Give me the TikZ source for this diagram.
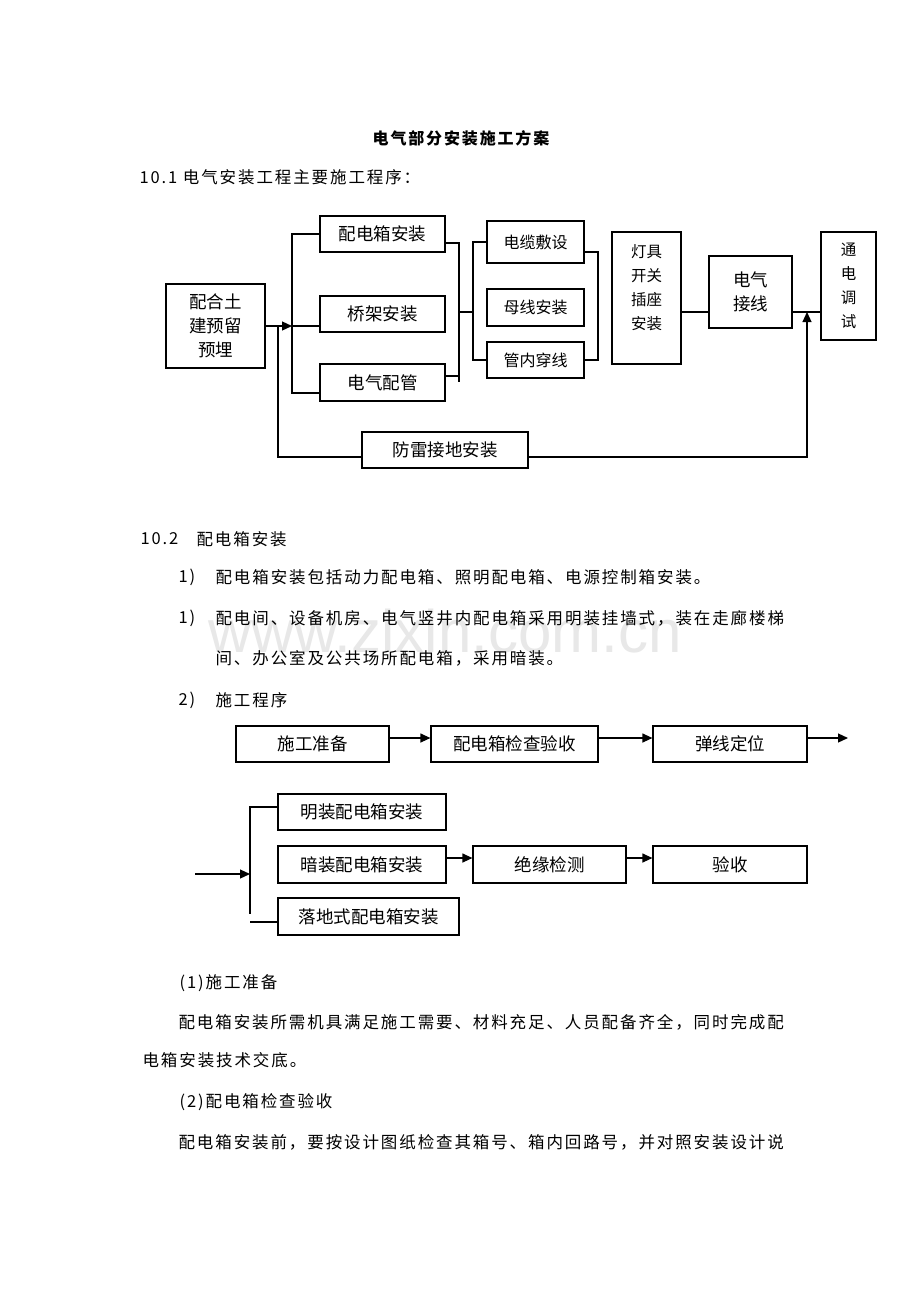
\documentclass[tikz,border=0pt]{standalone}
\usepackage{fontspec}
\setmainfont{Noto Sans CJK SC}
\newfontfamily\spacedcjk[LetterSpace=11.5]{Noto Sans CJK SC}
\newfontfamily\wmfont{Liberation Sans}
\usetikzlibrary{arrows.meta}
\newcommand\bodyfnt{\spacedcjk\fontsize{16.5pt}{18pt}\selectfont}

\begin{document}
\begin{tikzpicture}[x=1pt,y=-1pt,line width=1.2pt,
bx/.style={draw,inner sep=0pt,align=center,font=\fontsize{17.5pt}{24pt}\selectfont},
sm/.style={font=\fontsize{16pt}{24pt}\selectfont},
arr/.style={-{Triangle[length=10pt,width=9pt]}},
txt/.style={anchor=west,inner sep=0pt,font=\bodyfnt}]
\path[use as bounding box,fill=white](0,0)rectangle(920,1302);
\node[font=\wmfont\fontsize{60pt}{60pt}\selectfont,text=black!9](wm)at(445,631){www.zixin.com.cn};
% headings and text
\node[font=\spacedcjk\bfseries\fontsize{16pt}{18pt}\selectfont](title)at(461,138){电气部分安装施工方案};
\node[txt](h1)at(139,177){10.1 电气安装工程主要施工程序：};
\node[txt](h2)at(140,539){10.2};
\node[txt](h2t)at(196,539){配电箱安装};
\node[txt](n1)at(178,577){1)};
\node[txt](t1)at(215,577){配电箱安装包括动力配电箱、照明配电箱、电源控制箱安装。};
\node[txt](n2)at(178,618){1)};
\node[txt](t2)at(215,618){配电间、设备机房、电气竖井内配电箱采用明装挂墙式，装在走廊楼梯};
\node[txt](t2b)at(215,658){间、办公室及公共场所配电箱，采用暗装。};
\node[txt](n3)at(178,700){2)};
\node[txt](t3)at(215,700){施工程序};
\node[txt](p1)at(179,983){(1)施工准备};
\node[txt](p1a)at(178,1022){配电箱安装所需机具满足施工需要、材料充足、人员配备齐全，同时完成配};
\node[txt](p1b)at(142,1060){电箱安装技术交底。};
\node[txt](p2)at(179,1102){(2)配电箱检查验收};
\node[txt](p2a)at(178,1142){配电箱安装前，要按设计图纸检查其箱号、箱内回路号，并对照安装设计说};
% 10.1 flow
\node[bx,minimum width=99pt,minimum height=84pt](base)at(215.5,326){配合土\\建预留\\预埋};
\node[bx,minimum width=125pt,minimum height=36pt](pdx)at(382.5,234){配电箱安装};
\node[bx,minimum width=125pt,minimum height=36pt](qj)at(382.5,314){桥架安装};
\node[bx,minimum width=125pt,minimum height=37pt](pg)at(382.5,382.5){电气配管};
\node[bx,sm,minimum width=97pt,minimum height=42pt](dl)at(535.5,242){电缆敷设};
\node[bx,sm,minimum width=97pt,minimum height=37pt](mx)at(535.5,307.5){母线安装};
\node[bx,sm,minimum width=97pt,minimum height=36pt](gn)at(535.5,360){管内穿线};
\node[bx,minimum width=69pt,minimum height=132pt](dj)at(646.5,298){};
\node[align=center,inner sep=0pt,font=\fontsize{15.5pt}{24pt}\selectfont](djt)at(646.5,288){灯具\\开关\\插座\\安装};
\node[bx,minimum width=83pt,minimum height=72pt](jx)at(750.5,292){电气\\接线};
\node[bx,font=\fontsize{15.5pt}{24pt}\selectfont,minimum width=55pt,minimum height=108pt](td)at(848.5,286){通\\电\\调\\试};
\node[bx,minimum width=166pt,minimum height=36pt](fl)at(445,450){防雷接地安装};
\coordinate(b1)at(292,393);
\coordinate(g)at(278,457);
\draw(pdx.west)-|(b1)--(b1-|pg.west);
\draw[arr](base.east)--(base.east-|b1);
\draw(base.east-|b1)--(base.east-|qj.west);
\draw(base.east-|g)|-(g-|fl.west);
\coordinate(b2t)at(459,243);
\coordinate(b2b)at(459,382);
\coordinate(b2p)at(459,376);
\coordinate(b2m)at(459,312);
\coordinate(b3b)at(473,360);
\coordinate(b4t)at(598,252);
\draw(b2t-|pdx.east)--(b2t)--(b2b);
\draw(b2p-|pg.east)--(b2p);
\draw(b2m)--(b2m-|b3b);
\draw(dl.west)-|(b3b)--(gn.west);
\draw(b4t-|dl.east)--(b4t)|-(gn.east);
\coordinate(m)at(0,312);
\coordinate(up)at(807,312);
\draw(m-|dj.east)--(m-|jx.west);
\draw(m-|jx.east)--(m-|td.west);
\draw[arr](g-|fl.east)-|(up);
% 10.2 flow
\node[bx,minimum width=153pt,minimum height=36pt](sg)at(312.5,744){施工准备};
\node[bx,minimum width=167pt,minimum height=36pt](jc)at(514.5,744){配电箱检查验收};
\node[bx,minimum width=154pt,minimum height=36pt](tx)at(730,744){弹线定位};
\coordinate(r1)at(848,738);
\draw[arr](r1-|sg.east)--(r1-|jc.west);
\draw[arr](r1-|jc.east)--(r1-|tx.west);
\draw[arr](r1-|tx.east)--(r1);
\node[bx,minimum width=168pt,minimum height=36pt](mz)at(362,812){明装配电箱安装};
\node[bx,minimum width=168pt,minimum height=37pt](az)at(362,864.5){暗装配电箱安装};
\node[bx,minimum width=181pt,minimum height=37pt](ld)at(368.5,916.5){落地式配电箱安装};
\node[bx,minimum width=153pt,minimum height=37pt](jy)at(549.5,864.5){绝缘检测};
\node[bx,minimum width=154pt,minimum height=37pt](ys)at(730,864.5){验收};
\coordinate(r2)at(0,858);
\draw[arr](r2-|az.east)--(r2-|jy.west);
\draw[arr](r2-|jy.east)--(r2-|ys.west);
\coordinate(b5t)at(250,807);
\coordinate(b5b)at(250,914);
\coordinate(b5l)at(250,922);
\coordinate(in)at(195,874);
\draw(b5t-|mz.west)--(b5t)--(b5b);
\draw(b5l)--(b5l-|ld.west);
\draw[arr](in)--(in-|b5t);
\end{tikzpicture}
\end{document}
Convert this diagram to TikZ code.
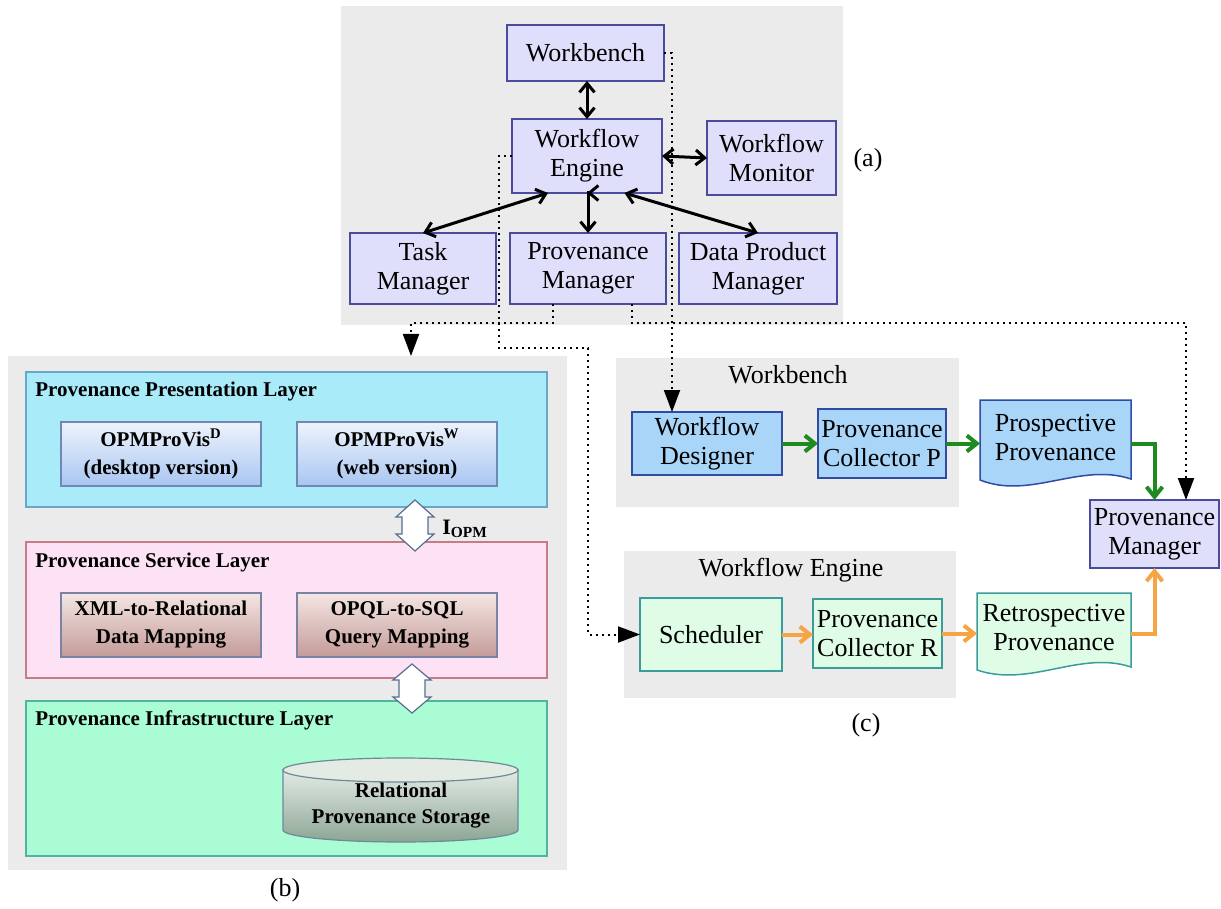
\documentclass[tikz,border=0pt]{standalone}
\usepackage{fontspec}
\setmainfont{Liberation Serif}
\usetikzlibrary{arrows.meta,calc}

\definecolor{bgGray}{HTML}{EBEBEB}
\definecolor{aFill}{HTML}{DFDFFB}
\definecolor{aLine}{HTML}{4B4B9B}
\definecolor{cyanL}{HTML}{A9EBF8}
\definecolor{cyanLine}{HTML}{6AA6C6}
\definecolor{pinkL}{HTML}{FDE2F6}
\definecolor{pinkLine}{HTML}{C87A86}
\definecolor{greenL}{HTML}{A9FCD3}
\definecolor{greenLine}{HTML}{4FB4A2}
\definecolor{visTop}{HTML}{EEF3FC}
\definecolor{visBot}{HTML}{A8C6F1}
\definecolor{visLine}{HTML}{6E89B4}
\definecolor{mapTop}{HTML}{F5E6E3}
\definecolor{mapBot}{HTML}{C39B98}
\definecolor{mapLine}{HTML}{7A82A6}
\definecolor{cylTop}{HTML}{E3EBE4}
\definecolor{cylBot}{HTML}{8CA595}
\definecolor{cylLine}{HTML}{6B8A9A}
\definecolor{wbFill}{HTML}{A9D5F8}
\definecolor{wbLine}{HTML}{2F4BA3}
\definecolor{weFill}{HTML}{DFFCE7}
\definecolor{weLine}{HTML}{3C9C9C}
\definecolor{arrGreen}{HTML}{1F8A1F}
\definecolor{arrOrange}{HTML}{F7A444}

\begin{document}
\begin{tikzpicture}[x=0.5pt,y=-0.5pt,
  % a rectangle given by its corners (left, top, right, bottom) in pixel units
  span/.style n args={4}{at={({(#1+#3)/2},{(#2+#4)/2})},
    minimum width={(#3-#1)*0.5pt}, minimum height={(#4-#2)*0.5pt}, inner sep=0pt, outer sep=0pt},
  panel/.style={fill=bgGray, draw=none},
  boxtext/.style={align=center, font=\fontsize{13}{14.5}\selectfont},
  abox/.style={boxtext, draw=aLine, fill=aFill, line width=0.75pt},
  wbbox/.style={boxtext, draw=wbLine, fill=wbFill, line width=0.75pt},
  webox/.style={boxtext, draw=weLine, fill=weFill, line width=0.75pt},
  layer/.style={line width=0.6pt},
  layertitle/.style={anchor=west, inner sep=0pt, font=\fontsize{10.5}{13}\selectfont\bfseries},
  visbox/.style={draw=visLine, top color=visTop, bottom color=visBot, line width=0.6pt,
    align=center, font=\fontsize{10.5}{14}\selectfont\bfseries},
  mapbox/.style={draw=mapLine, top color=mapTop, bottom color=mapBot, line width=0.6pt,
    align=center, font=\fontsize{10.5}{14}\selectfont\bfseries},
  hollow/.style={draw=visLine!80!black, fill=white, line width=0.6pt, line join=miter},
  twoway/.style={line width=1.5pt, <->, >={Straight Barb[length=4.5pt,width=7.5pt]}},
  grn/.style={line width=2pt, draw=arrGreen, -{Straight Barb[length=5pt,width=8pt]}},
  org/.style={line width=2pt, draw=arrOrange, -{Straight Barb[length=5pt,width=8pt]}},
  dotarrow/.style={line width=1pt, dash pattern=on 1pt off 2pt, -{Triangle[length=11pt,width=8pt]}},
  caption/.style={font=\fontsize{13}{15}\selectfont}
]
\useasboundingbox (0,0) rectangle (1221,909);

% ---------- gray panels ----------
\node[panel, span={341}{6}{843}{325}] (apanel) {};
\node[panel, span={8}{356}{567}{870}] (bpanel) {};
\node[panel, span={616}{358}{959}{507}] (wbpanel) {};
\node[panel, span={624}{551}{956}{698}] (wepanel) {};

% ---------- (b) layers ----------
\node[layer, draw=cyanLine, fill=cyanL, span={26}{372}{547}{507}] (present) {};
\node[layer, draw=pinkLine, fill=pinkL, span={26}{542}{547}{678}] (service) {};
\node[layer, draw=greenLine, fill=greenL, span={26}{701}{547}{856}] (infra) {};

\node[layertitle] (presentT) at (35,391) {Provenance Presentation Layer};
\node[layertitle] (serviceT) at (35,562) {Provenance Service Layer};
\node[layertitle] (infraT) at (35,720) {Provenance Infrastructure Layer};

\node[visbox, span={61}{422}{261}{486}] (visD) {OPMProVis\textsuperscript{D}\\(desktop version)};
\node[visbox, span={297}{422}{497}{486}] (visW) {OPMProVis\textsuperscript{W}\\(web version)};
\node[mapbox, span={61}{593}{261}{657}] (xmlmap) {XML-to-Relational\\Data Mapping};
\node[mapbox, span={297}{593}{497}{657}] (sqlmap) {OPQL-to-SQL\\Query Mapping};

% relational storage drum
\path[draw=cylLine, line width=0.6pt, top color=cylTop, bottom color=cylBot]
  (283,770) -- (283,830) arc[start angle=180, end angle=0, x radius=117.5, y radius=12]
  -- (518,770) -- cycle;
\draw[cylLine, line width=0.6pt, fill=cylTop] (400.5,770) ellipse [x radius=117.5, y radius=12];
\node[align=center, font=\fontsize{10.5}{13}\selectfont\bfseries] (store) at (401,806)
  {Relational\\Provenance Storage};

% hollow two-way arrows between layers
\draw[hollow] (415,500) -- (434,517) -- (428,517) -- (428,534) -- (434,534) -- (415,551)
  -- (396,534) -- (402,534) -- (402,517) -- (396,517) -- cycle;
\node[anchor=west, font=\fontsize{11}{13}\selectfont\bfseries, inner sep=0pt] (iopm) at (442,529)
  {I\textsubscript{OPM}};
\draw[hollow] (412,664) -- (431,680) -- (425,680) -- (425,697) -- (431,697) -- (412,713)
  -- (393,697) -- (399,697) -- (399,680) -- (393,680) -- cycle;

% ---------- (a) architecture ----------
\node[abox, span={507}{25}{664}{81}] (wb) {Workbench};
\node[abox, span={512}{119}{662}{193}] (we) {Workflow\\Engine};
\node[abox, span={707}{121}{836}{195}] (wm) {Workflow\\Monitor};
\node[abox, span={350}{233}{496}{304}] (tm) {Task\\Manager};
\node[abox, span={510}{233}{666}{304}] (pm) {Provenance\\Manager};
\node[abox, span={679}{233}{837}{304}] (dpm) {Data Product\\Manager};

% ---------- (c) provenance capture ----------
\node[boxtext] (wbT) at (788,375) {Workbench};
\node[boxtext] (weT) at (791,570) {Workflow Engine};

\node[wbbox, span={632}{412}{782}{475}] (wd) {Workflow\\Designer};
\node[wbbox, span={818}{409}{946}{478}] (pcp) {Provenance\\Collector P};
\draw[draw=wbLine, fill=wbFill, line width=0.75pt]
  (980,400) -- (1131,400) -- (1131,479) .. controls (1080,462) and (1030,500) .. (980,480) -- cycle;
\node[boxtext, span={980}{400}{1131}{476}] (pp) {Prospective\\Provenance};

\node[webox, span={640}{598}{782}{671}] (sch) {Scheduler};
\node[webox, span={813}{599}{942}{668}] (pcr) {Provenance\\Collector R};
\draw[draw=weLine, fill=weFill, line width=0.75pt]
  (977,593) -- (1131,593) -- (1131,667) .. controls (1080,650) and (1030,688) .. (977,670) -- cycle;
\node[boxtext, span={977}{593}{1131}{663}] (rp) {Retrospective\\Provenance};

\node[abox, span={1090}{500}{1219}{568}] (pmc) {Provenance\\Manager};

% ---------- dotted links from (a) ----------
\draw[dotarrow] (wb.east) -- ++(8,0) coordinate (wbx) -- (wbx |- wd.north);
\coordinate (elbowA) at (499,348);
\coordinate (elbowB) at (588,348);
\draw[dotarrow] (we.west) -- (we.west -| elbowA) -- (elbowA) -- (elbowB) -- (elbowB |- sch.west) -- (sch.west);
\coordinate (pmL) at ($(pm.south west)!0.276!(pm.south east)$);
\coordinate (turnB) at (411,323);
\draw[dotarrow] (pmL) -- (pmL |- turnB) -- (turnB) -- (turnB |- bpanel.north);
\coordinate (pmR) at ($(pm.south west)!0.78!(pm.south east)$);
\coordinate (turnC) at (1186,323);
\draw[dotarrow] (pmR) -- (pmR |- turnC) -- (turnC) -- (turnC |- pmc.north);

% ---------- (a) two-way links ----------
\draw[twoway] (we.north |- wb.south) -- (we.north);
\draw[twoway] (we.east) -- (wm.west);
\draw[twoway] (we.south) -- (we.south -| pm.north) -- (pm.north);
\draw[twoway] ($(we.south west)!0.24!(we.south east)$) -- (tm.north);
\draw[twoway] ($(we.south west)!0.75!(we.south east)$) -- (dpm.north);

% ---------- (c) data flow ----------
\draw[grn] (wd.east) -- (wd.east -| pcp.west);
\draw[grn] (pcp.east) -- (pcp.east -| pp.west);
\draw[grn] (pp.east |- pcp.east) -| (pmc.north);
\draw[org] (sch.east) -- (sch.east -| pcr.west);
\draw[org] (pcr.east) -- (pcr.east -| rp.west);
\draw[org] (rp.east |- pcr.east) -| (pmc.south);

% ---------- captions ----------
\node[caption] (capA) at (868,160) {(a)};
\node[caption] (capB) at (285,890) {(b)};
\node[caption] (capC) at (866,725) {(c)};
\end{tikzpicture}
\end{document}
——————
Given request: Pick out and copy every line that contains the word "this".

Expected output:
Give me the TikZ source for this diagram.
Convert this diagram to TikZ code.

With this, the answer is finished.